Performance results presented in tables 4 and 5 shows that the proposed LSTM and FF models outperform classic models. Moreover, the performance of the LSTM models for 6 and 12 months prediction periods gained the best values and as shown in bold font in the tables.

5 Discussion

During the evaluation and comparison analysis of the forecasting models, several conclusions about the predictions can be identified. The first is that the prediction accuracy of the LSTM models was better than for the FF models, but not as high as expected. The reason for this can be found in the small dataset, but also from the fact that sequences in the time series are far complex than sequences the LSTM has proven state of the art results. However, the LSTM models achieved satisfactory results, with good prediction performances, specially for the 6 months test period. Regardless of the network type, the proposed models achieved state of the art results in comparison with classic lagged time series models created by ANN.

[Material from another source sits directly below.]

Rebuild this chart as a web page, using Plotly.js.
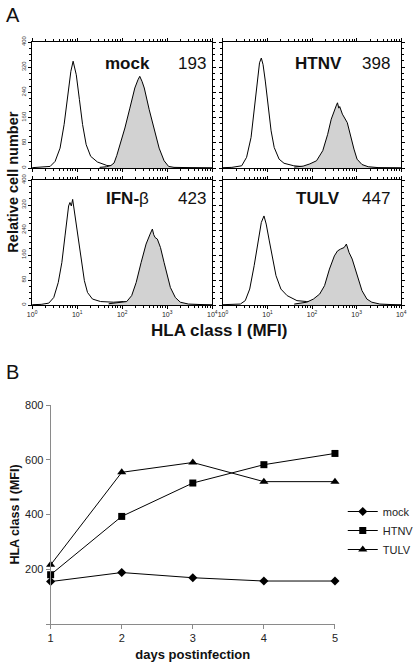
<!DOCTYPE html>
<html><head><meta charset="utf-8">
<script src="https://cdn.plot.ly/plotly-3.0.1.min.js"></script>
<style>html,body{margin:0;padding:0;background:#fff}#chart{width:419px;height:662px}</style>
</head><body><div id="chart"></div>
<script>
// ---------- Panel A: flow cytometry histograms (x = log10 fluorescence, y = cell count) ----------
const mockCtrlLog   = [0, 0.2, 0.40, 0.51, 0.62, 0.71, 0.79, 0.86, 0.91, 0.98, 1.05, 1.12, 1.20, 1.30, 1.45, 1.66, 1.85, 2.2, 2.6, 3.0, 4.0];
const mockCtrlCount = [1, 2, 5, 21, 63, 138, 222, 307, 339, 296, 217, 138, 74, 37, 19, 8, 5, 3, 2, 1, 0];
const mockStainLog   = [1.5, 1.65, 1.75, 1.82, 1.88, 1.95, 2.06, 2.17, 2.28, 2.35, 2.39, 2.44, 2.49, 2.60, 2.71, 2.82, 2.93, 3.03, 3.15, 3.4, 4.0];
const mockStainCount = [2, 4, 8, 16, 40, 74, 127, 190, 254, 280, 291, 275, 254, 185, 122, 63, 23, 5, 2, 1, 0];

const htnvCtrlLog   = [0, 0.2, 0.42, 0.53, 0.63, 0.70, 0.77, 0.82, 0.86, 0.90, 0.95, 1.01, 1.08, 1.15, 1.26, 1.37, 1.59, 1.81, 2.0, 2.5, 3.0, 4.0];
const htnvCtrlCount = [1, 2, 7, 34, 97, 181, 276, 334, 349, 328, 276, 202, 118, 65, 28, 15, 7, 4, 3, 2, 1, 0];
const htnvStainLog   = [1.6, 1.8, 1.95, 2.10, 2.24, 2.35, 2.43, 2.50, 2.54, 2.57, 2.60, 2.62, 2.65, 2.68, 2.79, 2.86, 2.94, 3.01, 3.12, 3.26, 3.5, 4.0];
const htnvStainCount = [3, 6, 13, 23, 55, 107, 155, 186, 197, 207, 190, 195, 180, 171, 144, 102, 60, 28, 11, 4, 1, 0];

const ifnCtrlLog   = [0, 0.2, 0.37, 0.48, 0.58, 0.66, 0.73, 0.79, 0.81, 0.84, 0.87, 0.90, 0.93, 0.98, 1.03, 1.09, 1.16, 1.23, 1.34, 1.52, 1.81, 2.03, 2.3, 2.7, 3.0, 4.0];
const ifnCtrlCount = [1, 2, 6, 24, 72, 136, 221, 296, 317, 328, 317, 338, 306, 264, 200, 136, 78, 40, 19, 11, 9, 11, 5, 2, 1, 0];
const ifnStainLog   = [1.7, 1.9, 2.10, 2.21, 2.31, 2.42, 2.53, 2.62, 2.67, 2.70, 2.73, 2.78, 2.85, 2.93, 3.00, 3.07, 3.18, 3.29, 3.47, 4.0];
const ifnStainCount = [4, 7, 11, 30, 72, 136, 195, 227, 243, 225, 216, 211, 184, 136, 94, 56, 24, 9, 3, 0];

const tulvCtrlLog   = [0, 0.2, 0.39, 0.50, 0.60, 0.70, 0.79, 0.86, 0.92, 0.97, 1.04, 1.11, 1.19, 1.30, 1.44, 1.66, 1.88, 2.1, 2.5, 3.0, 4.0];
const tulvCtrlCount = [1, 2, 3, 14, 51, 126, 211, 264, 285, 259, 205, 147, 94, 51, 30, 14, 11, 5, 2, 1, 0];
const tulvStainLog   = [1.6, 1.75, 1.88, 2.03, 2.17, 2.28, 2.39, 2.50, 2.57, 2.64, 2.72, 2.77, 2.83, 2.90, 2.97, 3.05, 3.12, 3.23, 3.34, 3.52, 4.0];
const tulvStainCount = [3, 6, 9, 19, 35, 62, 115, 157, 173, 179, 184, 195, 168, 147, 115, 78, 46, 19, 9, 3, 0];

const panelNames = ['mock', 'HTNV', 'IFN-β', 'TULV'];
const panelMFI   = ['193', '398', '423', '447'];
const histYTicks = [0, 80, 160, 240, 320, 400];
const histXTicks = [1, 10, 100, 1000, 10000];
const histXText  = ['10<sup>0</sup>', '10<sup>1</sup>', '10<sup>2</sup>', '10<sup>3</sup>', '10<sup>4</sup>'];

// ---------- Panel B: HLA class I over time ----------
const days = [1, 2, 3, 4, 5];
const mockMFI = [155, 188, 169, 157, 157];
const htnvMFI = [180, 393, 515, 582, 623];
const tulvMFI = [216, 554, 590, 520, 520];
const bYTicks = [0, 200, 400, 600, 800];
const bYText  = ['', '200', '400', '600', '800'];

// ---------- layout helpers ----------
const W = 419, H = 662;
const FONT = 'Arial, "Liberation Sans", Helvetica, sans-serif';
const px = x => x / W;
const py = y => 1 - y / H;
const toMFI = arr => arr.map(v => Math.pow(10, v));

const minorVals = [];
for (let d = 1; d <= 1000; d *= 10) for (let k = 2; k <= 9; k++) minorVals.push(k * d);

function histX(x0, x1, anchor, labels) {
  return {
    type: 'log', range: [0, 4], domain: [px(x0), px(x1)], anchor: anchor,
    showline: true, mirror: 'allticks', linecolor: '#000', linewidth: 1,
    ticks: 'outside', ticklen: 3, tickwidth: 1, tickcolor: '#000',
    tickmode: 'array', tickvals: histXTicks, ticktext: histXText,
    showticklabels: labels, tickfont: { family: FONT, size: 7, color: '#222' },
    showgrid: false, zeroline: false, fixedrange: true,
    minor: { ticks: 'outside', ticklen: 2, tickcolor: '#000', tickvals: minorVals, showgrid: false }
  };
}
function histY(y0, y1, anchor, labels) {
  return {
    range: [0, 400], domain: [py(y1), py(y0)], anchor: anchor,
    showline: true, mirror: 'allticks', linecolor: '#000', linewidth: 1,
    ticks: 'outside', ticklen: 3, tickwidth: 1, tickcolor: '#000',
    tickmode: 'array', tickvals: histYTicks, tickangle: -90,
    showticklabels: labels, tickfont: { family: FONT, size: 6, color: '#333' },
    showgrid: false, zeroline: false, fixedrange: true,
    minor: { ticks: 'outside', ticklen: 2, tickcolor: '#000', dtick: 20, showgrid: false }
  };
}

const histSets = [
  [mockCtrlLog, mockCtrlCount, mockStainLog, mockStainCount, 'x', 'y'],
  [htnvCtrlLog, htnvCtrlCount, htnvStainLog, htnvStainCount, 'x2', 'y2'],
  [ifnCtrlLog, ifnCtrlCount, ifnStainLog, ifnStainCount, 'x3', 'y3'],
  [tulvCtrlLog, tulvCtrlCount, tulvStainLog, tulvStainCount, 'x4', 'y4']
];

const traces = [];
histSets.forEach(s => {
  traces.push({ x: toMFI(s[0]), y: s[1], xaxis: s[4], yaxis: s[5], type: 'scatter', mode: 'lines',
    line: { color: '#000', width: 1 }, showlegend: false, hoverinfo: 'skip' });
  traces.push({ x: toMFI(s[2]), y: s[3], xaxis: s[4], yaxis: s[5], type: 'scatter', mode: 'lines',
    fill: 'tozeroy', fillcolor: '#d2d2d2', line: { color: '#000', width: 1 }, showlegend: false, hoverinfo: 'skip' });
});

const seriesB = [
  ['mock', mockMFI, 'diamond', 7],
  ['HTNV', htnvMFI, 'square', 7],
  ['TULV', tulvMFI, 'triangle-up', 8]
];
seriesB.forEach(s => {
  traces.push({ x: days, y: s[1], name: s[0], xaxis: 'x5', yaxis: 'y5', type: 'scatter', mode: 'lines+markers',
    line: { color: '#000', width: 1 }, marker: { symbol: s[2], size: s[3], color: '#000' }, cliponaxis: false });
});

// panel positions in pixels: [x0, x1, y0, y1]
const boxes = [[33, 218, 42, 168], [229, 412, 42, 168], [33, 218, 180, 305], [229, 412, 180, 305]];

const annotations = [
  { text: 'A', x: px(4), y: py(15), xanchor: 'left', yanchor: 'middle', font: { size: 20, family: FONT, color: '#111' } },
  { text: 'B', x: px(4), y: py(372), xanchor: 'left', yanchor: 'middle', font: { size: 20, family: FONT, color: '#111' } },
  { text: '<b>Relative cell number</b>', x: px(13), y: py(182), textangle: -90, xanchor: 'center', yanchor: 'middle',
    font: { size: 14.5, family: FONT, color: '#111' } },
  { text: '<b>HLA class I (MFI)</b>', x: px(225), y: py(330), xanchor: 'center', yanchor: 'middle',
    font: { size: 17, family: FONT, color: '#111' } }
];
const labelCenters = [[131, 197, 63], [327, 386, 63], [131, 197, 198], [327, 386, 198]];
panelNames.forEach((n, i) => {
  const c = labelCenters[i];
  const txt = n === 'IFN-β' ? '<b>IFN-</b>β' : '<b>' + n + '</b>';
  annotations.push({ text: txt, x: px(c[0]), y: py(c[2]), xanchor: 'center', yanchor: 'middle',
    font: { size: 17, family: FONT, color: '#111' } });
  annotations.push({ text: panelMFI[i], x: px(c[1]), y: py(c[2]), xanchor: 'center', yanchor: 'middle',
    font: { size: 17, family: FONT, color: '#111' } });
});
annotations.forEach(a => { a.xref = 'paper'; a.yref = 'paper'; a.showarrow = false; });

const layout = {
  width: W, height: H, margin: { l: 0, r: 0, t: 0, b: 0 },
  paper_bgcolor: '#fff', plot_bgcolor: '#fff',
  font: { family: FONT, color: '#111' },
  xaxis: histX(boxes[0][0], boxes[0][1], 'y', false),
  yaxis: histY(boxes[0][2], boxes[0][3], 'x', true),
  xaxis2: histX(boxes[1][0], boxes[1][1], 'y2', false),
  yaxis2: histY(boxes[1][2], boxes[1][3], 'x2', false),
  xaxis3: histX(boxes[2][0], boxes[2][1], 'y3', true),
  yaxis3: histY(boxes[2][2], boxes[2][3], 'x3', true),
  xaxis4: histX(boxes[3][0], boxes[3][1], 'y4', true),
  yaxis4: histY(boxes[3][2], boxes[3][3], 'x4', false),
  xaxis5: {
    range: [1, 5], domain: [px(52), px(344)], anchor: 'y5',
    showline: true, linecolor: '#8a8a8a', linewidth: 1, ticks: 'outside', ticklen: 4, tickcolor: '#8a8a8a',
    tickmode: 'array', tickvals: days, tickfont: { size: 11, family: FONT, color: '#222' },
    showgrid: false, zeroline: false, fixedrange: true,
    title: { text: '<b>days postinfection</b>', font: { size: 13, family: FONT, color: '#111' }, standoff: 6 }
  },
  yaxis5: {
    range: [0, 800], domain: [py(624), py(405)], anchor: 'x5',
    showline: true, linecolor: '#8a8a8a', linewidth: 1, ticks: 'outside', ticklen: 4, tickcolor: '#8a8a8a',
    tickmode: 'array', tickvals: bYTicks, ticktext: bYText, tickfont: { size: 11, family: FONT, color: '#222' },
    showgrid: false, zeroline: false, fixedrange: true,
    title: { text: '<b>HLA class I (MFI)</b>', font: { size: 12.5, family: FONT, color: '#111' }, standoff: 2 }
  },
  showlegend: true,
  legend: { x: px(352), y: py(497), xanchor: 'left', yanchor: 'top', bgcolor: 'rgba(0,0,0,0)',
    font: { size: 11, family: FONT, color: '#222' }, tracegroupgap: 0, itemwidth: 30 },
  annotations: annotations
};

Plotly.newPlot('chart', traces, layout, { displayModeBar: false, staticPlot: true });
</script>
</body></html>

The models based on the fixed number of time lags with one months prediction period are not able to provide accurately predictions for more than one month in advance, because of the error multiplication for every further prediction.

6 Conclusion

This paper presents proposed models for Vrana Lake level predictions using FFNN and LSTM RNN, which proved to be very effective in the prediction of time-based events. However, time series predictions is still one of the most challenging task, forcing engineers to constantly try optimize existing solutions in order to get more accurate results. The results presented in the paper show that proposed forecasting models obtain good performance results and outperform ANN models built with classics approach, as well as the models based on traditional time series methods (ARIMA, nonlinear regression, exponential smoothing etc.). Due to the increased climate changes and the importance of Vrana Lake, it is crucial to establish an accurate system of the level predictions. The paper is an attempt to accomplish this.